Below is a listing; write it out exactly and drop any images from it.

▶ **RAW DATA**
=-=-=

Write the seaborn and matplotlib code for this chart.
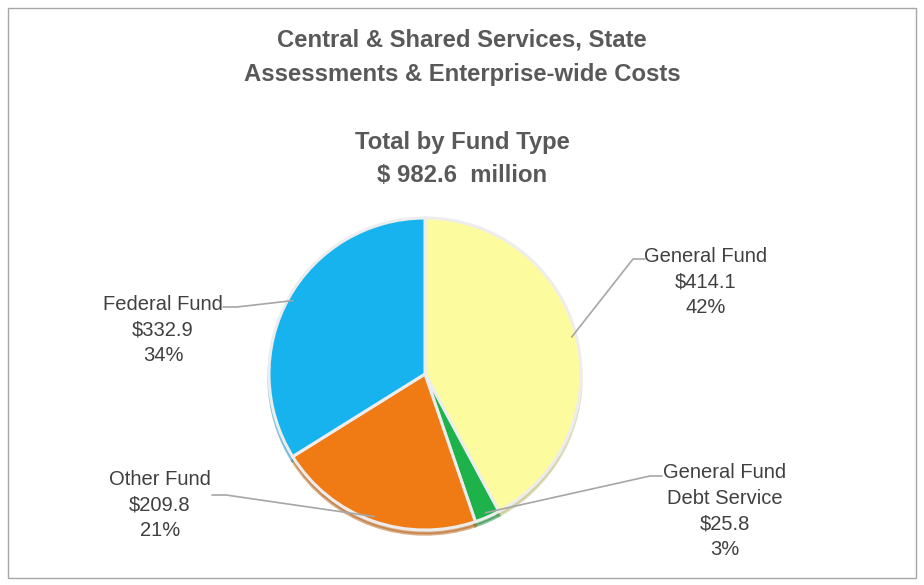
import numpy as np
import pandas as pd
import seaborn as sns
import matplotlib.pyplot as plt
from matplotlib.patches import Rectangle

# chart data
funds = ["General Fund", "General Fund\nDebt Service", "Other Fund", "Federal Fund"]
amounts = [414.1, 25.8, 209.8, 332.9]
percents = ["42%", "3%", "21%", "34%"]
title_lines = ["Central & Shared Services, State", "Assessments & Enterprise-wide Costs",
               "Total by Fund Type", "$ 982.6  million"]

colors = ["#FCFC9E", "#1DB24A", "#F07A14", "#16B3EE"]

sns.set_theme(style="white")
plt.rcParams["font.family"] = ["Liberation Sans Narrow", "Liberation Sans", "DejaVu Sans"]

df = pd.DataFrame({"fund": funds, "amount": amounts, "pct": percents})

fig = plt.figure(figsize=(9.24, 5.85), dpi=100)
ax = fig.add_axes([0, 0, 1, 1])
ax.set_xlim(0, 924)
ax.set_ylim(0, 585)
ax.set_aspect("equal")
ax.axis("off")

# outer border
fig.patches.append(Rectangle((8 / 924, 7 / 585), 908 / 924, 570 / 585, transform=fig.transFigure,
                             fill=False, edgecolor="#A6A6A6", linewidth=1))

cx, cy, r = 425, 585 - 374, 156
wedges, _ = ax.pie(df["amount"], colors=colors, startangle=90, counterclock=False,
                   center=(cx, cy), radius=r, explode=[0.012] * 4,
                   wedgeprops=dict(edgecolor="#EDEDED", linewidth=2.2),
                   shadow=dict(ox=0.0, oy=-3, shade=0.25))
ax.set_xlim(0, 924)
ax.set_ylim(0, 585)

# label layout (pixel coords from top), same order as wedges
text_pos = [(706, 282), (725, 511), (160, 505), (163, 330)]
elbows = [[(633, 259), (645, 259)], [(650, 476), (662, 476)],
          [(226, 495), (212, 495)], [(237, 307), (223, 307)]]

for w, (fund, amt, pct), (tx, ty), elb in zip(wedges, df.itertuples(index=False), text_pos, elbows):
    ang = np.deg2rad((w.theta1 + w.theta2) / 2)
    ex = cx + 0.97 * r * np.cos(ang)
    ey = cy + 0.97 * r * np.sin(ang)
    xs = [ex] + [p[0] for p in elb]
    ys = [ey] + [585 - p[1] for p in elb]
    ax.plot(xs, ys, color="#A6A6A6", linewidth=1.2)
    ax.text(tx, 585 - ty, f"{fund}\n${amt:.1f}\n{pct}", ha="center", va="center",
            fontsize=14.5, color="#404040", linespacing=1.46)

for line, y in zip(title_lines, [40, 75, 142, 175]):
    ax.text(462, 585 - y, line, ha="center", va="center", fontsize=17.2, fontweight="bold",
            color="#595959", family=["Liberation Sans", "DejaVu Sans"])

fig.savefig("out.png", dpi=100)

=-=-=

▶ **WORKED SOLUTION**
Write the seaborn and matplotlib code for this chart.
import numpy as np
import pandas as pd
import seaborn as sns
import matplotlib.pyplot as plt
from matplotlib.patches import Rectangle

# chart data
funds = ["General Fund", "General Fund\nDebt Service", "Other Fund", "Federal Fund"]
amounts = [414.1, 25.8, 209.8, 332.9]
percents = ["42%", "3%", "21%", "34%"]
title_lines = ["Central & Shared Services, State", "Assessments & Enterprise-wide Costs",
               "Total by Fund Type", "$ 982.6  million"]

colors = ["#FCFC9E", "#1DB24A", "#F07A14", "#16B3EE"]

sns.set_theme(style="white")
plt.rcParams["font.family"] = ["Liberation Sans Narrow", "Liberation Sans", "DejaVu Sans"]

df = pd.DataFrame({"fund": funds, "amount": amounts, "pct": percents})

fig = plt.figure(figsize=(9.24, 5.85), dpi=100)
ax = fig.add_axes([0, 0, 1, 1])
ax.set_xlim(0, 924)
ax.set_ylim(0, 585)
ax.set_aspect("equal")
ax.axis("off")

# outer border
fig.patches.append(Rectangle((8 / 924, 7 / 585), 908 / 924, 570 / 585, transform=fig.transFigure,
                             fill=False, edgecolor="#A6A6A6", linewidth=1))

cx, cy, r = 425, 585 - 374, 156
wedges, _ = ax.pie(df["amount"], colors=colors, startangle=90, counterclock=False,
                   center=(cx, cy), radius=r, explode=[0.012] * 4,
                   wedgeprops=dict(edgecolor="#EDEDED", linewidth=2.2),
                   shadow=dict(ox=0.0, oy=-3, shade=0.25))
ax.set_xlim(0, 924)
ax.set_ylim(0, 585)

# label layout (pixel coords from top), same order as wedges
text_pos = [(706, 282), (725, 511), (160, 505), (163, 330)]
elbows = [[(633, 259), (645, 259)], [(650, 476), (662, 476)],
          [(226, 495), (212, 495)], [(237, 307), (223, 307)]]

for w, (fund, amt, pct), (tx, ty), elb in zip(wedges, df.itertuples(index=False), text_pos, elbows):
    ang = np.deg2rad((w.theta1 + w.theta2) / 2)
    ex = cx + 0.97 * r * np.cos(ang)
    ey = cy + 0.97 * r * np.sin(ang)
    xs = [ex] + [p[0] for p in elb]
    ys = [ey] + [585 - p[1] for p in elb]
    ax.plot(xs, ys, color="#A6A6A6", linewidth=1.2)
    ax.text(tx, 585 - ty, f"{fund}\n${amt:.1f}\n{pct}", ha="center", va="center",
            fontsize=14.5, color="#404040", linespacing=1.46)

for line, y in zip(title_lines, [40, 75, 142, 175]):
    ax.text(462, 585 - y, line, ha="center", va="center", fontsize=17.2, fontweight="bold",
            color="#595959", family=["Liberation Sans", "DejaVu Sans"])

fig.savefig("out.png", dpi=100)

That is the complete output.